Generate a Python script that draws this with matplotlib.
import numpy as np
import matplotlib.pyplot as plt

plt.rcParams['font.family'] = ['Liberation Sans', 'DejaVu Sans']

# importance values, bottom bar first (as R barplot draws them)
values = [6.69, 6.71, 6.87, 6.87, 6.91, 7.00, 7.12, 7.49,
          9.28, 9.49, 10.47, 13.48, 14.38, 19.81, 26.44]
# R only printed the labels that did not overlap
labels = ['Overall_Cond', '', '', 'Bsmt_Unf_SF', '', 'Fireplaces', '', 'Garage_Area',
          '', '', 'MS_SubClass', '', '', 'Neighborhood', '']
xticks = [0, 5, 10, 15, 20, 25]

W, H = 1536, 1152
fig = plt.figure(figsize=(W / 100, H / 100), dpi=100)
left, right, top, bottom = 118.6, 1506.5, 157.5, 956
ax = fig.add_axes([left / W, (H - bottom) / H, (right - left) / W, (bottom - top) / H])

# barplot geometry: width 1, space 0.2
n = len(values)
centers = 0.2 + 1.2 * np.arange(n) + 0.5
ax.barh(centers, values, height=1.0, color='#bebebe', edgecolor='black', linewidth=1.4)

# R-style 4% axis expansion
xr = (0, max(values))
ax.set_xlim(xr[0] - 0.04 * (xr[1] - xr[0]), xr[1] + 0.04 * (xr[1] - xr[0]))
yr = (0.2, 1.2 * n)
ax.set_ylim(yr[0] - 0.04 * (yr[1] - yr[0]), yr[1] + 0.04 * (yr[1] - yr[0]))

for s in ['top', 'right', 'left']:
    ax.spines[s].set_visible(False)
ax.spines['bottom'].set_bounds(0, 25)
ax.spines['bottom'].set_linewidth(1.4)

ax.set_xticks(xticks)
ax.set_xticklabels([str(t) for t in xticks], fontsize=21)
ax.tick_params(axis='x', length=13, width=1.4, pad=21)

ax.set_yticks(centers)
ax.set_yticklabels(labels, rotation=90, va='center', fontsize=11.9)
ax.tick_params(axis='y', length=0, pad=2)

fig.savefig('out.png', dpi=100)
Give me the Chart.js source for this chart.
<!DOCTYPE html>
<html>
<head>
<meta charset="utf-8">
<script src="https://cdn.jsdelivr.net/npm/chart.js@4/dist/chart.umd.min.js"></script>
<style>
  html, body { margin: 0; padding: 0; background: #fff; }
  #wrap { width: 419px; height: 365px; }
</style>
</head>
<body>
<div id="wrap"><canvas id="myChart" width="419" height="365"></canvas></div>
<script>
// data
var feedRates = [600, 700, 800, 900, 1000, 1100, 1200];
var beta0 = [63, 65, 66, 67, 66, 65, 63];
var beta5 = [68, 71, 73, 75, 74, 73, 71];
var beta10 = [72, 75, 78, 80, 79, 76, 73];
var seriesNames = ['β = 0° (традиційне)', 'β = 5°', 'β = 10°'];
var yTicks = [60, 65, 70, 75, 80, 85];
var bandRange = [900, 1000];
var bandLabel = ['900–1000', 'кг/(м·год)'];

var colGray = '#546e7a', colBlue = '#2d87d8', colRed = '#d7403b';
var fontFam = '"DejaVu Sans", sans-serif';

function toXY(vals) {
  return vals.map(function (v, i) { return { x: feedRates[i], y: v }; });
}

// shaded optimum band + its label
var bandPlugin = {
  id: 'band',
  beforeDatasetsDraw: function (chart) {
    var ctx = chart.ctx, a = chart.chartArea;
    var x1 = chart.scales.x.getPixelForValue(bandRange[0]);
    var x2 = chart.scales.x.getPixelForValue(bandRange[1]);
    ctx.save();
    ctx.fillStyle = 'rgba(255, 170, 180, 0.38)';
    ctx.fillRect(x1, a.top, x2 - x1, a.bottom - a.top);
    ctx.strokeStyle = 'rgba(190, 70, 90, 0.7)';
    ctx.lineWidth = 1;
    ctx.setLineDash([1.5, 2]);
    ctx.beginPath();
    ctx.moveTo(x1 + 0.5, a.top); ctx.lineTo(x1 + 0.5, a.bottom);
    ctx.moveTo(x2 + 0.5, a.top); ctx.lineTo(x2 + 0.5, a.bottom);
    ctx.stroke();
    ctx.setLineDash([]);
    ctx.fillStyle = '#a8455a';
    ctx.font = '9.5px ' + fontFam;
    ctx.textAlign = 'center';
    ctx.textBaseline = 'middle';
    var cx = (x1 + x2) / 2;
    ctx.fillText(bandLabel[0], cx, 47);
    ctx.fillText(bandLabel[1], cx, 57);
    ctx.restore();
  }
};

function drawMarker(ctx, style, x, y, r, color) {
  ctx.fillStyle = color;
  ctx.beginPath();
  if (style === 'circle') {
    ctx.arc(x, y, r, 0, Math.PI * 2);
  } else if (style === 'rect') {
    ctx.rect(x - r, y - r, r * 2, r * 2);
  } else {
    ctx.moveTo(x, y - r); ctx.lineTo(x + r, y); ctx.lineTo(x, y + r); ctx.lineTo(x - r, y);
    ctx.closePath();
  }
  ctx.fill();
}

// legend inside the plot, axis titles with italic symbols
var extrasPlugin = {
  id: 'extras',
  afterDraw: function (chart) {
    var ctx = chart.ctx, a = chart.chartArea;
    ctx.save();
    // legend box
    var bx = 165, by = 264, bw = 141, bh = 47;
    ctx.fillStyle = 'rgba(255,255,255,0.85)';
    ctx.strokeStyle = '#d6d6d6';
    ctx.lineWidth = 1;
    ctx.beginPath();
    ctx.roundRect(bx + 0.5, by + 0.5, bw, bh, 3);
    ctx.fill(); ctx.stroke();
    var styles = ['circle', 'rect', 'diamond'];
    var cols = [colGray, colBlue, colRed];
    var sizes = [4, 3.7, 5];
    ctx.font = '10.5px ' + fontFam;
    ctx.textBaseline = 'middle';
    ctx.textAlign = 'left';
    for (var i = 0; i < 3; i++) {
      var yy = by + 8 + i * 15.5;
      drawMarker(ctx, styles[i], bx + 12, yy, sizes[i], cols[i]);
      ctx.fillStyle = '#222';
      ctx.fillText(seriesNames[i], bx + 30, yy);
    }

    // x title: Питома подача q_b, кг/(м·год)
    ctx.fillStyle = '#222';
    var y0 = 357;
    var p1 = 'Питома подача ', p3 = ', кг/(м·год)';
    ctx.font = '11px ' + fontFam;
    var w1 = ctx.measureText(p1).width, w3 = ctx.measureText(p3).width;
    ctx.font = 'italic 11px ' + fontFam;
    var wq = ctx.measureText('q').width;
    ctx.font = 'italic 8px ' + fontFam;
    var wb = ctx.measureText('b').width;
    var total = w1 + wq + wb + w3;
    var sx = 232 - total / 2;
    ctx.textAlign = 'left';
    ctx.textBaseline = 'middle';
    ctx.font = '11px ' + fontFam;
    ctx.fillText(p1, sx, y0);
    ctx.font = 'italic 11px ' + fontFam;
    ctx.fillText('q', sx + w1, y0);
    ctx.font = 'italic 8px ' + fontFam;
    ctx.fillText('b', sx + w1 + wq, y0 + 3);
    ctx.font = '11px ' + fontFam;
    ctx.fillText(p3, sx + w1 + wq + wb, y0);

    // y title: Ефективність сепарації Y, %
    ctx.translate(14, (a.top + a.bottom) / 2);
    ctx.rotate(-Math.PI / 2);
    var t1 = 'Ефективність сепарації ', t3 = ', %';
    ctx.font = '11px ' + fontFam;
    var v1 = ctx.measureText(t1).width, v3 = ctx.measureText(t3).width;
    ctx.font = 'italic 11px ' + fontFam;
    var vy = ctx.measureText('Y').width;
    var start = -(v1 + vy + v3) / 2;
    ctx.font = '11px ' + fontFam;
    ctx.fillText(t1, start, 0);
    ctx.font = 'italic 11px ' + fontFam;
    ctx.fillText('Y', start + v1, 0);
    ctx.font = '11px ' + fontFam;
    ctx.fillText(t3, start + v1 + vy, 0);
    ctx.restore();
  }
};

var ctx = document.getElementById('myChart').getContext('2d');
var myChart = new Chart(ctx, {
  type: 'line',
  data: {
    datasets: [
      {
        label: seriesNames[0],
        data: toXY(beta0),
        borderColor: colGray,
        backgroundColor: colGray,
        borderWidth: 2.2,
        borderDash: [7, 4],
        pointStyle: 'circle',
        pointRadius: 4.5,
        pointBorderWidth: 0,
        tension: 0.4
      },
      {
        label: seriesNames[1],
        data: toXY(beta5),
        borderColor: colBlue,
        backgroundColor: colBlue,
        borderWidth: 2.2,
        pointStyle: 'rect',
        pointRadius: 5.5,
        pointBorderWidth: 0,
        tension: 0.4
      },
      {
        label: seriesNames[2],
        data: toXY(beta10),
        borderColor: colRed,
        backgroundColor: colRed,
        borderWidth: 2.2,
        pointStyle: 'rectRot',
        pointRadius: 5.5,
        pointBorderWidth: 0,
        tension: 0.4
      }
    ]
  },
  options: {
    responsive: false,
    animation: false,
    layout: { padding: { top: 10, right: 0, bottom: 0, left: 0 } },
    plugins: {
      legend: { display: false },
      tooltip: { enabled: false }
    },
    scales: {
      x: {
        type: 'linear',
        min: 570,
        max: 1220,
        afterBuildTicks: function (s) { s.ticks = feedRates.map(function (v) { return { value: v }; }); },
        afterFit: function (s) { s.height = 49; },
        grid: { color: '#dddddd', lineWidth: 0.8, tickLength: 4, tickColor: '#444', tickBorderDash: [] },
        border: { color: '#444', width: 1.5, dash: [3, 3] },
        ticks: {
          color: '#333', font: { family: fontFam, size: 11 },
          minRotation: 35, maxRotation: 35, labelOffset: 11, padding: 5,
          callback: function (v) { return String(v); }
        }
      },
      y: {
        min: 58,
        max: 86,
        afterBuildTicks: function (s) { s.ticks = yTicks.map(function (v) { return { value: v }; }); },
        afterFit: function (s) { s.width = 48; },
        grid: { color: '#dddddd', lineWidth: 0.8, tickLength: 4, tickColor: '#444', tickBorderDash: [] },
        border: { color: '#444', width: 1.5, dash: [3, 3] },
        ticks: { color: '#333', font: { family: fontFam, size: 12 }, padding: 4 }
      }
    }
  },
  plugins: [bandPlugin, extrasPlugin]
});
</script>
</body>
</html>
☆ ☆ ☆ ☆ ☆
Repeat the material word for word from its opening line up to and including the line containing "ax.set_ylim(yr[0] - 0.04".

Generate a Python script that draws this with matplotlib.
import numpy as np
import matplotlib.pyplot as plt

plt.rcParams['font.family'] = ['Liberation Sans', 'DejaVu Sans']

# importance values, bottom bar first (as R barplot draws them)
values = [6.69, 6.71, 6.87, 6.87, 6.91, 7.00, 7.12, 7.49,
          9.28, 9.49, 10.47, 13.48, 14.38, 19.81, 26.44]
# R only printed the labels that did not overlap
labels = ['Overall_Cond', '', '', 'Bsmt_Unf_SF', '', 'Fireplaces', '', 'Garage_Area',
          '', '', 'MS_SubClass', '', '', 'Neighborhood', '']
xticks = [0, 5, 10, 15, 20, 25]

W, H = 1536, 1152
fig = plt.figure(figsize=(W / 100, H / 100), dpi=100)
left, right, top, bottom = 118.6, 1506.5, 157.5, 956
ax = fig.add_axes([left / W, (H - bottom) / H, (right - left) / W, (bottom - top) / H])

# barplot geometry: width 1, space 0.2
n = len(values)
centers = 0.2 + 1.2 * np.arange(n) + 0.5
ax.barh(centers, values, height=1.0, color='#bebebe', edgecolor='black', linewidth=1.4)

# R-style 4% axis expansion
xr = (0, max(values))
ax.set_xlim(xr[0] - 0.04 * (xr[1] - xr[0]), xr[1] + 0.04 * (xr[1] - xr[0]))
yr = (0.2, 1.2 * n)
ax.set_ylim(yr[0] - 0.04 * (yr[1] - yr[0]), yr[1] + 0.04 * (yr[1] - yr[0]))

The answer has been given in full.